Besides the development on the bot itself, there is also going to be work on haiku-format to get it up to speed. In particular, I identified the class member formatting improvement as a must-have, as well as reviewing what we can do with the builder syntax used in layout builders (though that’s more of a nice to have in my current opinion).

I also suspect that some of the test runs will show reformats that need more discussion. For example, in the most recent run adds spaces after C-style casts. I suspect we will be finding more examples that need discussion.

Beyond the work on the code itself, I will do the following over the coming few weeks:

  1. I will create a service account on Gerrit to run the bot, so that it no longer runs under my name and is more recognizable.

  2. Create a label on Gerrit, that shows the evaluation of the style adherence if the bot is run. My suggestion is that for now it votes a 0 if there are changes, and +1 if no reformatting suggestions are made. I think introducing negative votes is a separate discussion, and we should have that after we have more experience with the bot and its output.

  3. Organize discussions/votes on potential changes to the Coding Guidelines and/or the configuration of haiku-format based on new cases we are finding during the trial runs.

  4. Continue trial runs over the coming weeks. Initially this will be individually selected changesets, but if all goes well, the bot will start running over more recently updated changes semi-automatically.

I will keep updating everyone on the progress, but feel invited to review the code and to post any ideas/worries/notes during this process.

12 Likes

Ahoy,

Does this event relate to this development ?

https://dev.haiku-os.org/ticket/18749

Cheers,

No. Gerrit has been restarted and is working again.

Thanks Niels; it will be very useful to have this automatic linting working.

I think the -1 vote would still be useful, if only to know that the bot has run.

Here is the documentation for custom labels:

https://gerrit-review.googlesource.com/Documentation/config-labels.html#label_custom

We can make them not required, so that a +1 vote from the bot is not needed to merge, and a -1 vote will not be blocking the change.

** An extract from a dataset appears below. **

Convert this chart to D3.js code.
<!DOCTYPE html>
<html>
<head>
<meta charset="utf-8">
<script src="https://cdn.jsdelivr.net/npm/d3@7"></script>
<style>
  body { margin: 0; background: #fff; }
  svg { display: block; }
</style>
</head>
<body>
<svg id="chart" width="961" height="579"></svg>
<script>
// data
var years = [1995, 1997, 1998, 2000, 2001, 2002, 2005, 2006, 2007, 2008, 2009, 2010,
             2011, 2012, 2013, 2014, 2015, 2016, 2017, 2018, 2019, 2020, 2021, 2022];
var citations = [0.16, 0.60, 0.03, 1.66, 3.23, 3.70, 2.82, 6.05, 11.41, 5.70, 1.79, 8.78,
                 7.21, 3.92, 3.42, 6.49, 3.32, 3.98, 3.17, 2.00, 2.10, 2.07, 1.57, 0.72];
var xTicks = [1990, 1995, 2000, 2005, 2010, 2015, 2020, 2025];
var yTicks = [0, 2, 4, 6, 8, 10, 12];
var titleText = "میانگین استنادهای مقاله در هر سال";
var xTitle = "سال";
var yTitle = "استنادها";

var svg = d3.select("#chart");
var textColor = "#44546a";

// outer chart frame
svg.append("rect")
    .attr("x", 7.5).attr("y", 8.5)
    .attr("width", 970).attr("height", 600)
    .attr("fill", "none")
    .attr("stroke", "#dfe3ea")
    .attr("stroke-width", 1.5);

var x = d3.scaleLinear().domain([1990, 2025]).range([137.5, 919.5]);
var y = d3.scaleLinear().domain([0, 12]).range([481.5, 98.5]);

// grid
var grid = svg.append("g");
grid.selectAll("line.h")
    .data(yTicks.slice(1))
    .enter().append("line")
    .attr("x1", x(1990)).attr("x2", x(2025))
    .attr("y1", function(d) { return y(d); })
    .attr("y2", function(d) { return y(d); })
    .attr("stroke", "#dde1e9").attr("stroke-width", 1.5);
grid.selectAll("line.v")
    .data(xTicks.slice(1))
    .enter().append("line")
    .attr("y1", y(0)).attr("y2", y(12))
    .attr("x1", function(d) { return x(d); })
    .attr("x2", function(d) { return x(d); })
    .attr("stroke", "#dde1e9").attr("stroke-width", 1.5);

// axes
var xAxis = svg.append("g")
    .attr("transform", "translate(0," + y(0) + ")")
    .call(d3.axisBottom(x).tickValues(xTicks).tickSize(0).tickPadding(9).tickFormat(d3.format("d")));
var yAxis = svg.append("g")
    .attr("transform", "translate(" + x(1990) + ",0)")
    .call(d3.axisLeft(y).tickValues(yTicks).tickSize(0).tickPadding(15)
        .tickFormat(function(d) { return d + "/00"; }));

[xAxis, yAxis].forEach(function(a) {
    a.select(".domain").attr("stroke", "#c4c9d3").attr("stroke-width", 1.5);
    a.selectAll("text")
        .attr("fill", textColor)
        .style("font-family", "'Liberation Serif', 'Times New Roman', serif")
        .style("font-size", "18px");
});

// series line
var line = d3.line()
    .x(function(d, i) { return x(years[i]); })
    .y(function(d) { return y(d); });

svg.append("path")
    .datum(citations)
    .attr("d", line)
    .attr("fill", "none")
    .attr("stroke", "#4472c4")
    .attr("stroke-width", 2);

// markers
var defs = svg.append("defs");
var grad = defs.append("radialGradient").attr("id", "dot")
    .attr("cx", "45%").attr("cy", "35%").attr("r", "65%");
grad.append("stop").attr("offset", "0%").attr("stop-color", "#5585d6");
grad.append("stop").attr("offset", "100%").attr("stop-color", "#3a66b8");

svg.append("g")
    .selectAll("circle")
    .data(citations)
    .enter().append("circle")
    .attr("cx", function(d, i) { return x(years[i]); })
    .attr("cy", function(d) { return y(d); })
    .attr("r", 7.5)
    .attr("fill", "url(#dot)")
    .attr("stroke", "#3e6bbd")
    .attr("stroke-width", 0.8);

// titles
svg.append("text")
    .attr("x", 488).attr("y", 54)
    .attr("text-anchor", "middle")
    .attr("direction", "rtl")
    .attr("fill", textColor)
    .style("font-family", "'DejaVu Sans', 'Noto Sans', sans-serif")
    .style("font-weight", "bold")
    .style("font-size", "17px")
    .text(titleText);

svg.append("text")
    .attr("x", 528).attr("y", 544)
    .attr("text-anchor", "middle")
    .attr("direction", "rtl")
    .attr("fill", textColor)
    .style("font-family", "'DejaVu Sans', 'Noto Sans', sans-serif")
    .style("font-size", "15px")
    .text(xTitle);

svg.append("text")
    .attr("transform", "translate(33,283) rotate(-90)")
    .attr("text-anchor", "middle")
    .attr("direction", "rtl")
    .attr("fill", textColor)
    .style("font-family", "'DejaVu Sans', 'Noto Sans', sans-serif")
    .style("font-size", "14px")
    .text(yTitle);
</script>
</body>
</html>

But we can quickly look and know that the bot has scanned the change and has something to say. I think the bot itself can use this to easily scan the changes and know if it has already scanned a changeset or not?

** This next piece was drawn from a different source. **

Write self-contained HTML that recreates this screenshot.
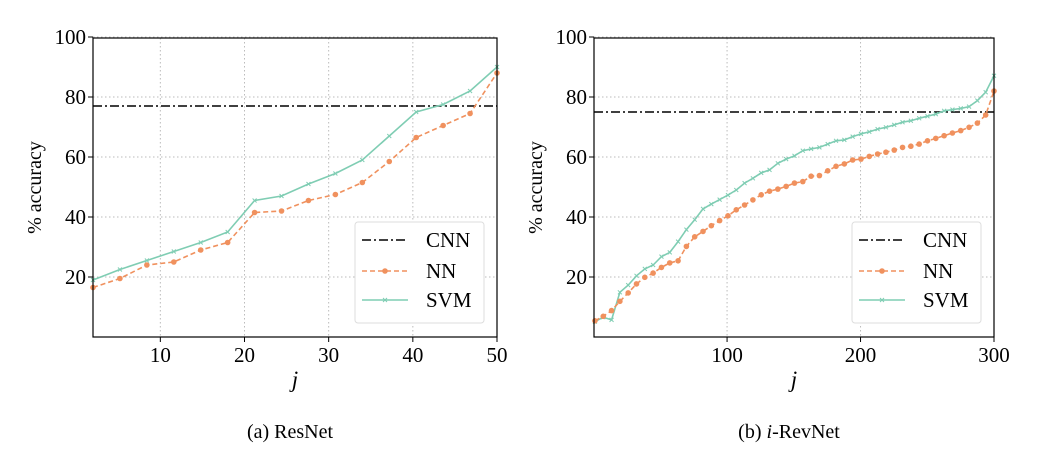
<!DOCTYPE html>
<html><head><meta charset="utf-8"><style>
body{margin:0;background:#fff;}
svg{display:block;font-family:"Liberation Serif",serif;}
</style></head><body>
<svg id="chart" width="1038" height="452" viewBox="0 0 1038 452" xmlns="http://www.w3.org/2000/svg"></svg>
<script>
// Left panel (ResNet)
const leftJ = [2,5.2,8.4,11.6,14.8,18,21.2,24.4,27.6,30.8,34,37.2,40.4,43.6,46.8,50];
const leftSVM = [19,22.5,25.5,28.5,31.5,35,45.5,47,51,54.5,59,67,75,77.5,82,90];
const leftNN = [16.5,19.5,24,25,29,31.5,41.5,42,45.5,47.5,51.5,58.5,66.5,70.5,74.5,88];
const leftCNN = 77;
const leftXTicks = [10,20,30,40,50];
// Right panel (i-RevNet)
const rightNN = [5.4,6.9,8.8,11.9,14.7,17.7,19.9,21.3,23.2,24.7,25.4,30.2,33.4,35.2,37.1,38.8,40.4,42.4,44,45.7,47.4,48.6,49.3,50.2,51.3,51.8,53.6,53.8,55.4,56.9,57.7,59,59.3,60.2,61,61.6,62.3,63.2,63.6,64.3,65.4,66.2,67.1,68,68.8,69.9,71.3,74,82];
const rightSVM = [5.1,6.6,5.7,14.9,17.3,20.4,22.7,24,26.8,28.2,31.8,35.8,39.1,42.7,44.3,45.8,47.3,49,51.3,52.9,54.7,55.7,57.9,59.3,60.4,62.1,62.7,63.2,64.3,65.4,65.7,66.8,67.7,68.4,69.3,69.9,70.7,71.6,72.1,72.9,73.6,74.3,75.4,75.8,76.2,76.8,78.8,81.6,87.1];
const rightCNN = 75;
const rightXTicks = [100,200,300];
const yTicks = [20,40,60,80,100];

const NS="http://www.w3.org/2000/svg";
const svg=document.getElementById('chart');
function mk(tag,attrs,parent){const e=document.createElementNS(NS,tag);for(const k in attrs)e.setAttribute(k,attrs[k]);(parent||svg).appendChild(e);return e;}

function panel(o){
  const g=mk('g',{});
  
  
  const L=o.x0,R=o.x1,T=38,B=337;
  const sx=v=>L+(v-o.xmin)/(o.xmax-o.xmin)*(R-L);
  const sy=v=>B-(v-0)/(100-0)*(B-T)*1.0033;
  o.xt.forEach(t=>{const l=mk('line',{x1:sx(t),x2:sx(t),y1:T,y2:B,stroke:'#bbb','stroke-dasharray':'1.5,2.5','stroke-width':1},g);
    });
  yTicks.forEach(t=>{const l=mk('line',{x1:L,x2:R,y1:sy(t),y2:sy(t),stroke:'#bbb','stroke-dasharray':'1.5,2.5','stroke-width':1},g);
    });
  const c=mk('line',{x1:L,x2:R,y1:sy(o.cnn),y2:sy(o.cnn),stroke:'#000','stroke-width':1.6,'stroke-dasharray':'9,3,2,3'},g);
  
  const pts=o.svm.map((v,i)=>sx(o.j[i])+','+sy(v)).join(' ');
  const s=mk('polyline',{points:pts,fill:'none',stroke:'#7fcdb3','stroke-width':1.6},g);
  
  o.svm.forEach((v,i)=>{const x=sx(o.j[i]),y=sy(v);
    const m=mk('path',{d:`M${x-2},${y-2}L${x+2},${y+2}M${x-2},${y+2}L${x+2},${y-2}`,stroke:'#7fcdb3','stroke-width':1},g);
    });
  const p2=o.nn.map((v,i)=>sx(o.j[i])+','+sy(v)).join(' ');
  const n=mk('polyline',{points:p2,fill:'none',stroke:'#f0915e','stroke-width':1.6,'stroke-dasharray':'5,3'},g);
  
  o.nn.forEach((v,i)=>{const m=mk('circle',{cx:sx(o.j[i]),cy:sy(v),r:2.8,fill:'#f0915e'},g);
    });
  const bx=mk('rect',{x:L,y:T,width:R-L,height:B-T,fill:'none',stroke:'#000','stroke-width':1.2},g);
  
  o.xt.forEach(t=>{mk('line',{x1:sx(t),x2:sx(t),y1:B,y2:B+5,stroke:'#000'},g);
    const tx=mk('text',{x:sx(t),y:B+25,'text-anchor':'middle','font-size':21},g);tx.textContent=t;
    });
  yTicks.forEach(t=>{mk('line',{x1:L-5,x2:L,y1:sy(t),y2:sy(t),stroke:'#000'},g);
    const tx=mk('text',{x:L-7,y:sy(t)+7,'text-anchor':'end','font-size':21},g);tx.textContent=t;
    });
  const yl=mk('text',{x:0,y:0,transform:`translate(${L-52},${(T+B)/2}) rotate(-90)`,'text-anchor':'middle','font-size':20},g);
  yl.textContent='% accuracy';
  const xl=mk('text',{x:(L+R)/2,y:387,'text-anchor':'middle','font-size':23,'font-style':'italic'},g);
  xl.textContent='j';
  const lg=mk('g',{},g);
  const lx=R-142;
  mk('rect',{x:lx,y:222,width:129,height:101,rx:3,fill:'#fff',stroke:'#ddd'},lg);
  const ent=[['CNN',240],['NN',271],['SVM',300]];
  mk('line',{x1:lx+7,x2:lx+53,y1:240,y2:240,stroke:'#000','stroke-width':1.6,'stroke-dasharray':'9,3,2,3'},lg);
  mk('line',{x1:lx+7,x2:lx+53,y1:271,y2:271,stroke:'#f0915e','stroke-width':1.6,'stroke-dasharray':'5,3'},lg);
  mk('circle',{cx:lx+30,cy:271,r:2.8,fill:'#f0915e'},lg);
  mk('line',{x1:lx+7,x2:lx+53,y1:300,y2:300,stroke:'#7fcdb3','stroke-width':1.6},lg);
  mk('path',{d:`M${lx+28},298L${lx+32},302M${lx+28},302L${lx+32},298`,stroke:'#7fcdb3'},lg);
  ent.forEach(e=>{const t=mk('text',{x:lx+71,y:e[1]+7,'font-size':21},lg);t.textContent=e[0];
    });
  const cap=mk('text',{x:(L+R)/2-5,y:438,'text-anchor':'middle','font-size':20},g);
  cap.innerHTML=o.cap;
}
const rJ=rightNN.map((_,i)=>1+i*299/(rightNN.length-1));
panel({name:'resnet-chart',x0:93,x1:497,xmin:2,xmax:50,xt:leftXTicks,j:leftJ,svm:leftSVM,nn:leftNN,cnn:leftCNN,cap:'(a) ResNet'});
panel({name:'irevnet-chart',x0:594,x1:994,xmin:0.3,xmax:300,xt:rightXTicks,j:rJ,svm:rightSVM,nn:rightNN,cnn:rightCNN,cap:'(b) <tspan font-style="italic">i</tspan>-RevNet'});
</script>
</body></html>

The existing build checker bot from Madmax already does this (+1/-1 votes) and it seems to work fine for this one. -1 votes from bots are more socially accepted than -1 votes from developers, because they are more impartial.

I agree, on doing the -1, for the pragmatic reason that a 0 vote does not register as a vote and therefore it would make it more difficult to filter out the changes that already have been processed.